──────── Dataset content ────────
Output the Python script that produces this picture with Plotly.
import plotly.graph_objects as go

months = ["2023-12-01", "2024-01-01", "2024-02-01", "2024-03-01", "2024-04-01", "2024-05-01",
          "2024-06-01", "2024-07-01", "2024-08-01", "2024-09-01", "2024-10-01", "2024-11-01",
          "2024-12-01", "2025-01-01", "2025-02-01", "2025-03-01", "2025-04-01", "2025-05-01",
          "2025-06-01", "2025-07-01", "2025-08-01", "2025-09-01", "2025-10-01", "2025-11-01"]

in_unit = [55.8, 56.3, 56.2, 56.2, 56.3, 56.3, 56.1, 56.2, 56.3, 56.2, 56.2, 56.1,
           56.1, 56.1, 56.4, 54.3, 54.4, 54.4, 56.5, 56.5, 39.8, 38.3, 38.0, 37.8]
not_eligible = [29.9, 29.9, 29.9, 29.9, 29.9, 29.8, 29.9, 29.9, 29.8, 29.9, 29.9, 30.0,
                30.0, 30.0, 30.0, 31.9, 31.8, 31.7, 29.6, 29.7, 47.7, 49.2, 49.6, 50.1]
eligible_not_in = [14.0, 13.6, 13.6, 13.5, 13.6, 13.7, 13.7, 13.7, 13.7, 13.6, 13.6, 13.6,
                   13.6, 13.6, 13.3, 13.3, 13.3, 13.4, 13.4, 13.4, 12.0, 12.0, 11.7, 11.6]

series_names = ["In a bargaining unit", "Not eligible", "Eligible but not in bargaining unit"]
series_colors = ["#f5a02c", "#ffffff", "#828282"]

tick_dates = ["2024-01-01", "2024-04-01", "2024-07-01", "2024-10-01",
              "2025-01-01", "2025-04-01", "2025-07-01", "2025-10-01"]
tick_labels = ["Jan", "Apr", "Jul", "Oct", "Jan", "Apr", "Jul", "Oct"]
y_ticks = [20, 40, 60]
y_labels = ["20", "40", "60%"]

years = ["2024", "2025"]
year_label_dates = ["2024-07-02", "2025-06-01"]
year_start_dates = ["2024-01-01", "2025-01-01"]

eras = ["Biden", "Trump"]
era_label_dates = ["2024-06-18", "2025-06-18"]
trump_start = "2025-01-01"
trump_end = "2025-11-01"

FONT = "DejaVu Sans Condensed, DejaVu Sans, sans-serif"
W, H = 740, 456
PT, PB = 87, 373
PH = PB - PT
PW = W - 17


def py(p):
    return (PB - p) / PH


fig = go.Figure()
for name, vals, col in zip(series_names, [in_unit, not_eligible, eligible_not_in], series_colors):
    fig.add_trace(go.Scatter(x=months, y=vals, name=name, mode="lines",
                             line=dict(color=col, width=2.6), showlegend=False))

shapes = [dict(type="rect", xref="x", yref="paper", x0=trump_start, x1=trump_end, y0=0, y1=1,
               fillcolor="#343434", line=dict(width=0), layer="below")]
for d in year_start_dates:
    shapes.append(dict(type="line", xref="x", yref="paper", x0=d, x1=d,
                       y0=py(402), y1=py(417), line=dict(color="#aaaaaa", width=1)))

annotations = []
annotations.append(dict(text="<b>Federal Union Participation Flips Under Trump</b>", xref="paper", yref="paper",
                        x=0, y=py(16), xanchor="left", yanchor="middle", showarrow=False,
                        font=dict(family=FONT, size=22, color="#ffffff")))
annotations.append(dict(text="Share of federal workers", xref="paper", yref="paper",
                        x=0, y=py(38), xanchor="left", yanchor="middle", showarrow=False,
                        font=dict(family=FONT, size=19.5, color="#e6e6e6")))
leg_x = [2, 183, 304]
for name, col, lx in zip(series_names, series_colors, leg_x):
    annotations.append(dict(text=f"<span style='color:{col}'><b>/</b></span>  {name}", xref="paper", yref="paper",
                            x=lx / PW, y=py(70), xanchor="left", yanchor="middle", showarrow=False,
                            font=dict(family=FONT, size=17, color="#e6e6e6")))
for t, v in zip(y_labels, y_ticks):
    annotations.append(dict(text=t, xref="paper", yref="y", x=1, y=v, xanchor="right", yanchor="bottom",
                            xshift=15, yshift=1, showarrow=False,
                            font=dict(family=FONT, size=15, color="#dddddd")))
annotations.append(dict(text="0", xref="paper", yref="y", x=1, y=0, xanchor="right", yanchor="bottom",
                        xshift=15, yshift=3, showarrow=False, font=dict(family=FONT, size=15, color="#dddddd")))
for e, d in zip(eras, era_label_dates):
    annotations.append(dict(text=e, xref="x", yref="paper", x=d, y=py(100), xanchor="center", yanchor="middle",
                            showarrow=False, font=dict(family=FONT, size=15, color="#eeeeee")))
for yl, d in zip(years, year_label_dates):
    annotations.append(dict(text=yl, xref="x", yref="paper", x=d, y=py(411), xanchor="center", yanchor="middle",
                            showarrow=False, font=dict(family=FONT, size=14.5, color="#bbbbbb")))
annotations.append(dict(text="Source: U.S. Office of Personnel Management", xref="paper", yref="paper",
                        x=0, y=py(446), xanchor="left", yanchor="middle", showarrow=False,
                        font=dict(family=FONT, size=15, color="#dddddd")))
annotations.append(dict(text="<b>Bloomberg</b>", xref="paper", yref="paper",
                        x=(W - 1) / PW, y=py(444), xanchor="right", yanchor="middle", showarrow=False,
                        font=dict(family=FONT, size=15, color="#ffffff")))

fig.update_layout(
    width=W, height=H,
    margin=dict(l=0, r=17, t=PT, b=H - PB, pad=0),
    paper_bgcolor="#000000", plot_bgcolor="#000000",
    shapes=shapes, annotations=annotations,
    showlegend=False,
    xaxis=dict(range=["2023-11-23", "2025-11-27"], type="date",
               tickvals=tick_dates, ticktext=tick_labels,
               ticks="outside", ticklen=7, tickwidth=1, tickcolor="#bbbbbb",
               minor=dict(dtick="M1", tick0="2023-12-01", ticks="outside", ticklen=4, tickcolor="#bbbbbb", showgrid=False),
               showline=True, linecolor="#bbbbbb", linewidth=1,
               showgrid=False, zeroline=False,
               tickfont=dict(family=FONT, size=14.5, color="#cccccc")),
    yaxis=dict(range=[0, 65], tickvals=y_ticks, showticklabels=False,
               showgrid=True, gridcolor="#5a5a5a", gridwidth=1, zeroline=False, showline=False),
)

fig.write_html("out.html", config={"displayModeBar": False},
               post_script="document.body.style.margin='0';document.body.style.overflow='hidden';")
────────
Exercise description: Take the lines above and print them exactly.

Full answer:
Output the Python script that produces this picture with Plotly.
import plotly.graph_objects as go

months = ["2023-12-01", "2024-01-01", "2024-02-01", "2024-03-01", "2024-04-01", "2024-05-01",
          "2024-06-01", "2024-07-01", "2024-08-01", "2024-09-01", "2024-10-01", "2024-11-01",
          "2024-12-01", "2025-01-01", "2025-02-01", "2025-03-01", "2025-04-01", "2025-05-01",
          "2025-06-01", "2025-07-01", "2025-08-01", "2025-09-01", "2025-10-01", "2025-11-01"]

in_unit = [55.8, 56.3, 56.2, 56.2, 56.3, 56.3, 56.1, 56.2, 56.3, 56.2, 56.2, 56.1,
           56.1, 56.1, 56.4, 54.3, 54.4, 54.4, 56.5, 56.5, 39.8, 38.3, 38.0, 37.8]
not_eligible = [29.9, 29.9, 29.9, 29.9, 29.9, 29.8, 29.9, 29.9, 29.8, 29.9, 29.9, 30.0,
                30.0, 30.0, 30.0, 31.9, 31.8, 31.7, 29.6, 29.7, 47.7, 49.2, 49.6, 50.1]
eligible_not_in = [14.0, 13.6, 13.6, 13.5, 13.6, 13.7, 13.7, 13.7, 13.7, 13.6, 13.6, 13.6,
                   13.6, 13.6, 13.3, 13.3, 13.3, 13.4, 13.4, 13.4, 12.0, 12.0, 11.7, 11.6]

series_names = ["In a bargaining unit", "Not eligible", "Eligible but not in bargaining unit"]
series_colors = ["#f5a02c", "#ffffff", "#828282"]

tick_dates = ["2024-01-01", "2024-04-01", "2024-07-01", "2024-10-01",
              "2025-01-01", "2025-04-01", "2025-07-01", "2025-10-01"]
tick_labels = ["Jan", "Apr", "Jul", "Oct", "Jan", "Apr", "Jul", "Oct"]
y_ticks = [20, 40, 60]
y_labels = ["20", "40", "60%"]

years = ["2024", "2025"]
year_label_dates = ["2024-07-02", "2025-06-01"]
year_start_dates = ["2024-01-01", "2025-01-01"]

eras = ["Biden", "Trump"]
era_label_dates = ["2024-06-18", "2025-06-18"]
trump_start = "2025-01-01"
trump_end = "2025-11-01"

FONT = "DejaVu Sans Condensed, DejaVu Sans, sans-serif"
W, H = 740, 456
PT, PB = 87, 373
PH = PB - PT
PW = W - 17


def py(p):
    return (PB - p) / PH


fig = go.Figure()
for name, vals, col in zip(series_names, [in_unit, not_eligible, eligible_not_in], series_colors):
    fig.add_trace(go.Scatter(x=months, y=vals, name=name, mode="lines",
                             line=dict(color=col, width=2.6), showlegend=False))

shapes = [dict(type="rect", xref="x", yref="paper", x0=trump_start, x1=trump_end, y0=0, y1=1,
               fillcolor="#343434", line=dict(width=0), layer="below")]
for d in year_start_dates:
    shapes.append(dict(type="line", xref="x", yref="paper", x0=d, x1=d,
                       y0=py(402), y1=py(417), line=dict(color="#aaaaaa", width=1)))

annotations = []
annotations.append(dict(text="<b>Federal Union Participation Flips Under Trump</b>", xref="paper", yref="paper",
                        x=0, y=py(16), xanchor="left", yanchor="middle", showarrow=False,
                        font=dict(family=FONT, size=22, color="#ffffff")))
annotations.append(dict(text="Share of federal workers", xref="paper", yref="paper",
                        x=0, y=py(38), xanchor="left", yanchor="middle", showarrow=False,
                        font=dict(family=FONT, size=19.5, color="#e6e6e6")))
leg_x = [2, 183, 304]
for name, col, lx in zip(series_names, series_colors, leg_x):
    annotations.append(dict(text=f"<span style='color:{col}'><b>/</b></span>  {name}", xref="paper", yref="paper",
                            x=lx / PW, y=py(70), xanchor="left", yanchor="middle", showarrow=False,
                            font=dict(family=FONT, size=17, color="#e6e6e6")))
for t, v in zip(y_labels, y_ticks):
    annotations.append(dict(text=t, xref="paper", yref="y", x=1, y=v, xanchor="right", yanchor="bottom",
                            xshift=15, yshift=1, showarrow=False,
                            font=dict(family=FONT, size=15, color="#dddddd")))
annotations.append(dict(text="0", xref="paper", yref="y", x=1, y=0, xanchor="right", yanchor="bottom",
                        xshift=15, yshift=3, showarrow=False, font=dict(family=FONT, size=15, color="#dddddd")))
for e, d in zip(eras, era_label_dates):
    annotations.append(dict(text=e, xref="x", yref="paper", x=d, y=py(100), xanchor="center", yanchor="middle",
                            showarrow=False, font=dict(family=FONT, size=15, color="#eeeeee")))
for yl, d in zip(years, year_label_dates):
    annotations.append(dict(text=yl, xref="x", yref="paper", x=d, y=py(411), xanchor="center", yanchor="middle",
                            showarrow=False, font=dict(family=FONT, size=14.5, color="#bbbbbb")))
annotations.append(dict(text="Source: U.S. Office of Personnel Management", xref="paper", yref="paper",
                        x=0, y=py(446), xanchor="left", yanchor="middle", showarrow=False,
                        font=dict(family=FONT, size=15, color="#dddddd")))
annotations.append(dict(text="<b>Bloomberg</b>", xref="paper", yref="paper",
                        x=(W - 1) / PW, y=py(444), xanchor="right", yanchor="middle", showarrow=False,
                        font=dict(family=FONT, size=15, color="#ffffff")))

fig.update_layout(
    width=W, height=H,
    margin=dict(l=0, r=17, t=PT, b=H - PB, pad=0),
    paper_bgcolor="#000000", plot_bgcolor="#000000",
    shapes=shapes, annotations=annotations,
    showlegend=False,
    xaxis=dict(range=["2023-11-23", "2025-11-27"], type="date",
               tickvals=tick_dates, ticktext=tick_labels,
               ticks="outside", ticklen=7, tickwidth=1, tickcolor="#bbbbbb",
               minor=dict(dtick="M1", tick0="2023-12-01", ticks="outside", ticklen=4, tickcolor="#bbbbbb", showgrid=False),
               showline=True, linecolor="#bbbbbb", linewidth=1,
               showgrid=False, zeroline=False,
               tickfont=dict(family=FONT, size=14.5, color="#cccccc")),
    yaxis=dict(range=[0, 65], tickvals=y_ticks, showticklabels=False,
               showgrid=True, gridcolor="#5a5a5a", gridwidth=1, zeroline=False, showline=False),
)

fig.write_html("out.html", config={"displayModeBar": False},
               post_script="document.body.style.margin='0';document.body.style.overflow='hidden';")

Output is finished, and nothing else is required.